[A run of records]

————————

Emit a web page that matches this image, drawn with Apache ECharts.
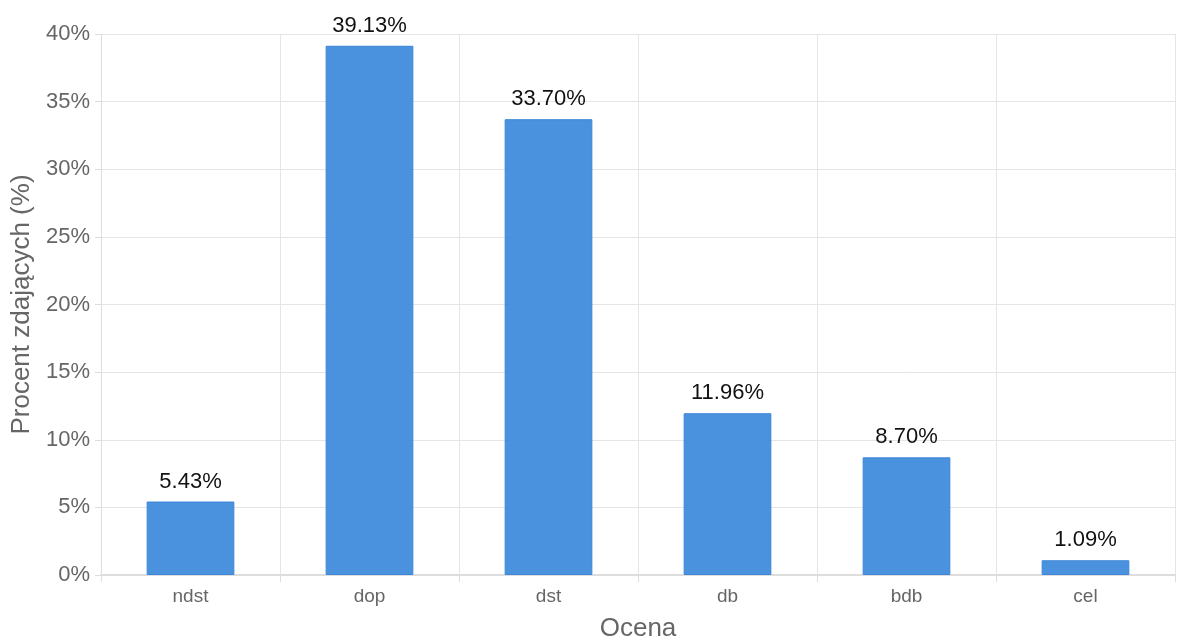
<!DOCTYPE html>
<html><head><meta charset="utf-8">
<script src="https://cdn.jsdelivr.net/npm/echarts@6/dist/echarts.min.js"></script>
<style>html,body{margin:0;padding:0;background:#fff}#c{width:1178px;height:642px}</style>
</head><body><div id="c"></div>
<script>
const categories = ['ndst','dop','dst','db','bdb','cel'];
const values = [5.43, 39.13, 33.70, 11.96, 8.70, 1.09];
const yTicks = [0,5,10,15,20,25,30,35,40];

const chart = echarts.init(document.getElementById('c'));
chart.setOption({
  animation:false,
  textStyle:{fontFamily:'"Liberation Sans", Arial, sans-serif'},
  grid:{left:101,right:3,top:34,bottom:67,outerBoundsMode:'none',containLabel:false},
  xAxis:{
    type:'category', data:categories,
    name:'Ocena', nameLocation:'middle', nameGap:41,
    nameTextStyle:{fontSize:26,color:'#666'},
    axisLine:{lineStyle:{color:'#ddd',width:2}},
    axisTick:{show:true,length:7,lineStyle:{color:'#ddd'}},
    axisLabel:{fontSize:19,color:'#666',margin:12},
    splitLine:{show:true,lineStyle:{color:'#e5e5e5'}}
  },
  yAxis:{
    type:'value', min:yTicks[0], max:yTicks[yTicks.length-1], interval:5,
    name:'Procent zdających (%)', nameLocation:'middle', nameGap:63,
    nameTextStyle:{fontSize:26,color:'#666'},
    axisLine:{show:true,lineStyle:{color:'#ddd'}},
    axisTick:{show:true,length:6,lineStyle:{color:'#ddd'}},
    axisLabel:{fontSize:22,color:'#666',formatter:'{value}%',margin:11},
    splitLine:{lineStyle:{color:'#e5e5e5'}}
  },
  series:[{
    type:'bar', data:values, barWidth:'49%',
    itemStyle:{color:'rgba(54,134,217,0.9)',borderColor:'#3d86d8',borderWidth:1},
    label:{show:true,position:'top',distance:9,fontSize:22,color:'#111',
      formatter:p=>p.value.toFixed(2)+'%'}
  }]
});
</script></body></html>
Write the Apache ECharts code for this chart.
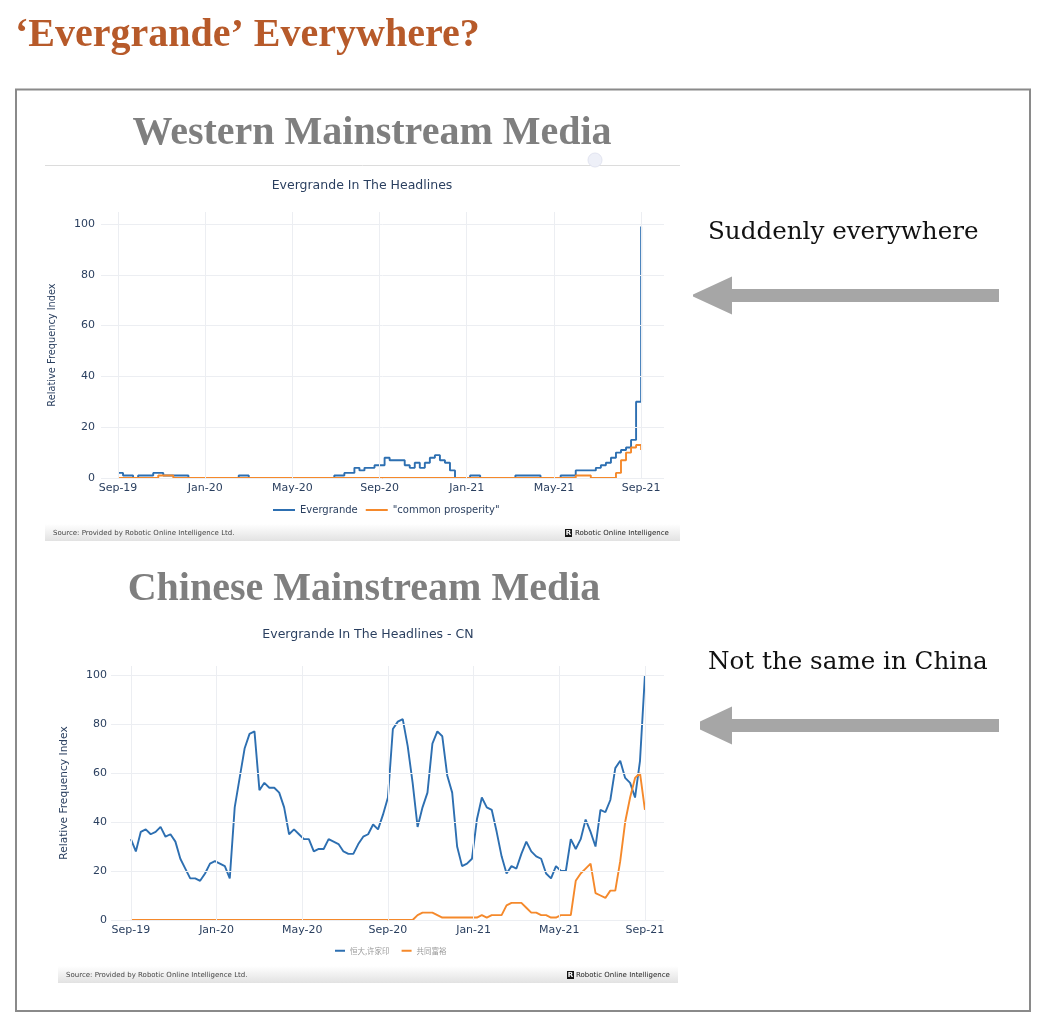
<!DOCTYPE html>
<html>
<head>
<meta charset="utf-8">
<script src="https://cdn.jsdelivr.net/npm/echarts@6.0.0/dist/echarts.min.js"></script>
<style>
  html, body { margin: 0; padding: 0; background: #fff; }
  #chart { width: 1056px; height: 1036px; }
</style>
</head>
<body>
<div id="chart"></div>
<script>
// x軸は「2019年9月からの月数」。目盛りは4か月ごと
const MONTH_TICKS = [0, 4, 8, 12, 16, 20, 24];
const MONTH_LABELS = ['Sep-19', 'Jan-20', 'May-20', 'Sep-20', 'Jan-21', 'May-21', 'Sep-21'];
const VALUE_TICKS = [0, 20, 40, 60, 80, 100];

// 週次の値（2019-09 〜 2021-09）
const westEvergrande = [
  2, 1, 1, 0, 1, 1, 1, 2, 2, 1,
  1, 1, 1, 1, 0, 0, 0, 0, 0, 0,
  0, 0, 0, 0, 1, 1, 0, 0, 0, 0,
  0, 0, 0, 0, 0, 0, 0, 0, 0, 0,
  0, 0, 0, 1, 1, 2, 2, 4, 3, 4,
  4, 5, 5, 8, 7, 7, 7, 5, 4, 6,
  4, 6, 8, 9, 7, 6, 3, 0, 0, 0,
  1, 1, 0, 0, 0, 0, 0, 0, 0, 1,
  1, 1, 1, 1, 0, 0, 0, 0, 1, 1,
  1, 3, 3, 3, 3, 4, 5, 6, 8, 10,
  11, 12, 15, 30, 99,
];
const westCommonProsperity = [
  0, 0, 0, 0, 0, 0, 0, 0, 1, 1,
  1, 0, 0, 0, 0, 0, 0, 0, 0, 0,
  0, 0, 0, 0, 0, 0, 0, 0, 0, 0,
  0, 0, 0, 0, 0, 0, 0, 0, 0, 0,
  0, 0, 0, 0, 0, 0, 0, 0, 0, 0,
  0, 0, 0, 0, 0, 0, 0, 0, 0, 0,
  0, 0, 0, 0, 0, 0, 0, 0, 0, 0,
  0, 0, 0, 0, 0, 0, 0, 0, 0, 0,
  0, 0, 0, 0, 0, 0, 0, 0, 0, 0,
  0, 1, 1, 1, 0, 0, 0, 0, 0, 2,
  7, 10, 12, 13, 11,
];
const cnEvergrande = [
  33, 28, 36, 37, 35, 36, 38, 34, 35, 32,
  25, 21, 17, 17, 16, 19, 23, 24, 23, 22,
  17, 46, 58, 70, 76, 77, 53, 56, 54, 54,
  52, 46, 35, 37, 35, 33, 33, 28, 29, 29,
  33, 32, 31, 28, 27, 27, 31, 34, 35, 39,
  37, 43, 50, 78, 81, 82, 71, 56, 38, 46,
  52, 72, 77, 75, 59, 52, 30, 22, 23, 25,
  41, 50, 46, 45, 36, 26, 19, 22, 21, 27,
  32, 28, 26, 25, 19, 17, 22, 20, 20, 33,
  29, 33, 41, 36, 30, 45, 44, 49, 62, 65,
  58, 56, 50, 65, 100,
];
const cnCommonProsperity = [
  0, 0, 0, 0, 0, 0, 0, 0, 0, 0,
  0, 0, 0, 0, 0, 0, 0, 0, 0, 0,
  0, 0, 0, 0, 0, 0, 0, 0, 0, 0,
  0, 0, 0, 0, 0, 0, 0, 0, 0, 0,
  0, 0, 0, 0, 0, 0, 0, 0, 0, 0,
  0, 0, 0, 0, 0, 0, 0, 0, 2, 3,
  3, 3, 2, 1, 1, 1, 1, 1, 1, 1,
  1, 2, 1, 2, 2, 2, 6, 7, 7, 7,
  5, 3, 3, 2, 2, 1, 1, 2, 2, 2,
  16, 19, 21, 23, 11, 10, 9, 12, 12, 24,
  40, 50, 58, 60, 45,
];

(() => {
  const chart = echarts.init(document.getElementById('chart'), null, { renderer: 'canvas' });

  const SANS = '"DejaVu Sans", Verdana, sans-serif';
  const SERIF = '"Liberation Serif", "DejaVu Serif", serif';
  const AXIS = '#2a3f5f';
  const GRID = '#eceef2';
  const BLUE = '#2d6fb1';
  const ORANGE = '#f5892b';

  // 週次の並びを月数の座標に割り当てる
  const toPairs = (arr) => arr.map((v, i) => [i * 24 / (arr.length - 1), v]);
  const monthLabel = (v) => {
    const k = MONTH_TICKS.indexOf(Math.round(v));
    return k < 0 ? '' : MONTH_LABELS[k];
  };

  const xAxisOf = (gridIndex, min, max, margin) => ({
    type: 'value', gridIndex, min, max,
    axisLine: { show: false }, axisTick: { show: false }, splitLine: { show: false },
    axisLabel: {
      customValues: MONTH_TICKS, formatter: monthLabel, margin,
      color: AXIS, fontSize: 11, fontFamily: SANS,
    },
  });
  const yAxisOf = (gridIndex, max, nameGap, nameSize, margin) => ({
    type: 'value', gridIndex, min: 0, max,
    axisLine: { show: false }, axisTick: { show: false }, splitLine: { show: false },
    axisLabel: { customValues: VALUE_TICKS, margin, color: AXIS, fontSize: 11, fontFamily: SANS },
    name: 'Relative Frequency Index', nameLocation: 'middle', nameGap,
    nameTextStyle: { color: AXIS, fontSize: nameSize, fontFamily: SANS },
  });
  // グリッド線は目盛り配列からmarkLineで引く
  const gridLines = (idx) => ({
    type: 'line', xAxisIndex: idx, yAxisIndex: idx, data: [], z: 1, silent: true,
    markLine: {
      silent: true, symbol: ['none', 'none'], animation: false,
      label: { show: false },
      lineStyle: { color: GRID, type: 'solid', width: 1 },
      data: [
        ...MONTH_TICKS.map((v) => ({ xAxis: v })),
        ...VALUE_TICKS.map((v) => ({ yAxis: v })),
      ],
    },
  });
  const lineSeries = (name, arr, idx, color, step) => ({
    name, type: 'line', xAxisIndex: idx, yAxisIndex: idx,
    data: toPairs(arr), step, symbol: 'none', z: 3,
    lineStyle: { color, width: 1.9 }, itemStyle: { color },
  });

  const sourceBar = (x, y, w, iconX, textX) => [
    {
      type: 'rect', shape: { x, y, width: w, height: 17 },
      style: {
        fill: new echarts.graphic.LinearGradient(0, 0, 0, 1, [
          { offset: 0, color: '#ffffff' }, { offset: 1, color: '#e2e2e2' },
        ]),
      },
    },
    {
      type: 'text',
      style: {
        text: 'Source: Provided by Robotic Online Intelligence Ltd.', x: x + 8, y: y + 9,
        font: '7px ' + SANS, fill: '#444', textVerticalAlign: 'middle',
      },
    },
    { type: 'rect', shape: { x: iconX, y: y + 5, width: 7, height: 8 }, style: { fill: '#151515' } },
    {
      type: 'text',
      style: {
        text: 'R', x: iconX + 3.5, y: y + 9.2, font: 'bold 7px ' + SANS, fill: '#fff',
        textAlign: 'center', textVerticalAlign: 'middle',
      },
    },
    {
      type: 'text',
      style: {
        text: 'Robotic Online Intelligence', x: textX, y: y + 9.5,
        font: '7px ' + SANS, fill: '#222', textVerticalAlign: 'middle',
      },
    },
  ];
  const arrow = (tipX, tipY, tipH) => ({
    type: 'polygon',
    shape: {
      points: [
        [tipX, tipY - tipH / 2], [732, tipY - 19], [732, tipY - 6.5], [999, tipY - 6.5],
        [999, tipY + 6.5], [732, tipY + 6.5], [732, tipY + 19], [tipX, tipY + tipH / 2],
      ],
    },
    style: { fill: '#a6a6a6' },
  });
  const heading = (text, x, y) => ({
    type: 'text',
    style: {
      text, x, y, font: 'bold 40px ' + SERIF, fill: '#7f7f7f',
      textAlign: 'center', textVerticalAlign: 'middle',
      shadowColor: 'rgba(0,0,0,0.25)', shadowBlur: 2, shadowOffsetY: 1,
    },
  });
  const subtitle = (text, x, y) => ({
    type: 'text',
    style: {
      text, x, y, font: '12.5px ' + SANS, fill: AXIS,
      textAlign: 'center', textVerticalAlign: 'middle',
    },
  });
  const note = (text, y) => ({
    type: 'text',
    style: {
      text, x: 708, y, font: '24.6px "DejaVu Serif", serif', fill: '#111',
      textVerticalAlign: 'middle',
    },
  });

  chart.setOption({
    backgroundColor: '#fff',
    animation: false,
    grid: [
      { left: 101, top: 212, width: 563, height: 266 },
      { left: 111, top: 666, width: 553, height: 254 },
    ],
    xAxis: [xAxisOf(0, -0.78, 25.05, 5), xAxisOf(1, -0.93, 24.89, 5)],
    yAxis: [yAxisOf(0, 104.7, 44, 9.8, 6), yAxisOf(1, 103.7, 41, 10.6, 4)],
    legend: [
      {
        data: ['Evergrande', '"common prosperity"'],
        left: 268, top: 500, icon: 'rect', itemWidth: 22, itemHeight: 2, itemGap: 8,
        textStyle: { color: AXIS, fontSize: 10, fontFamily: SANS },
      },
      {
        data: ['恒大,许家印', '共同富裕'],
        left: 330, top: 942, icon: 'rect', itemWidth: 10, itemHeight: 2, itemGap: 12,
        textStyle: { color: '#9a9a9a', fontSize: 7.5, fontFamily: '"Noto Sans CJK SC", sans-serif' },
      },
    ],
    series: [
      gridLines(0),
      gridLines(1),
      lineSeries('Evergrande', westEvergrande, 0, BLUE, 'end'),
      lineSeries('"common prosperity"', westCommonProsperity, 0, ORANGE, 'end'),
      lineSeries('恒大,许家印', cnEvergrande, 1, BLUE, false),
      lineSeries('共同富裕', cnCommonProsperity, 1, ORANGE, false),
    ],
    graphic: [
      {
        type: 'text',
        style: {
          text: '‘Evergrande’ Everywhere?', x: 15, y: 36,
          font: 'bold 40px ' + SERIF, fill: '#b75a2a', textVerticalAlign: 'middle',
        },
      },
      {
        type: 'rect', shape: { x: 16, y: 89.5, width: 1014, height: 921.5 },
        style: { fill: 'none', stroke: '#8a8a8a', lineWidth: 2 },
      },
      heading('Western Mainstream Media', 372, 134),
      { type: 'line', shape: { x1: 45, y1: 165.5, x2: 680, y2: 165.5 }, style: { stroke: '#dcdcdc', lineWidth: 1 } },
      { type: 'circle', shape: { cx: 595, cy: 160, r: 7 }, style: { fill: '#eef0f8', stroke: '#e2e4f0' } },
      subtitle('Evergrande In The Headlines', 362, 186),
      ...sourceBar(45, 524, 635, 565, 575),
      heading('Chinese Mainstream Media', 364, 590),
      subtitle('Evergrande In The Headlines - CN', 368, 635),
      ...sourceBar(58, 966, 620, 567, 576),
      note('Suddenly everywhere', 233),
      arrow(693, 295.5, 2),
      note('Not the same in China', 663),
      arrow(700, 725.5, 8),
    ],
  });
})();
</script>
</body>
</html>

————————

- [Goal of the exercise]:
Begin at the top of the records above and retype each line exactly until the line containing "const yTicks = [0,5,10,15,20,25,30,35,40];", which is included. Skip all pictures.

- [Result for this task]:
Emit a web page that matches this image, drawn with Apache ECharts.
<!DOCTYPE html>
<html><head><meta charset="utf-8">
<script src="https://cdn.jsdelivr.net/npm/echarts@6/dist/echarts.min.js"></script>
<style>html,body{margin:0;padding:0;background:#fff}#c{width:1178px;height:642px}</style>
</head><body><div id="c"></div>
<script>
const categories = ['ndst','dop','dst','db','bdb','cel'];
const values = [5.43, 39.13, 33.70, 11.96, 8.70, 1.09];
const yTicks = [0,5,10,15,20,25,30,35,40];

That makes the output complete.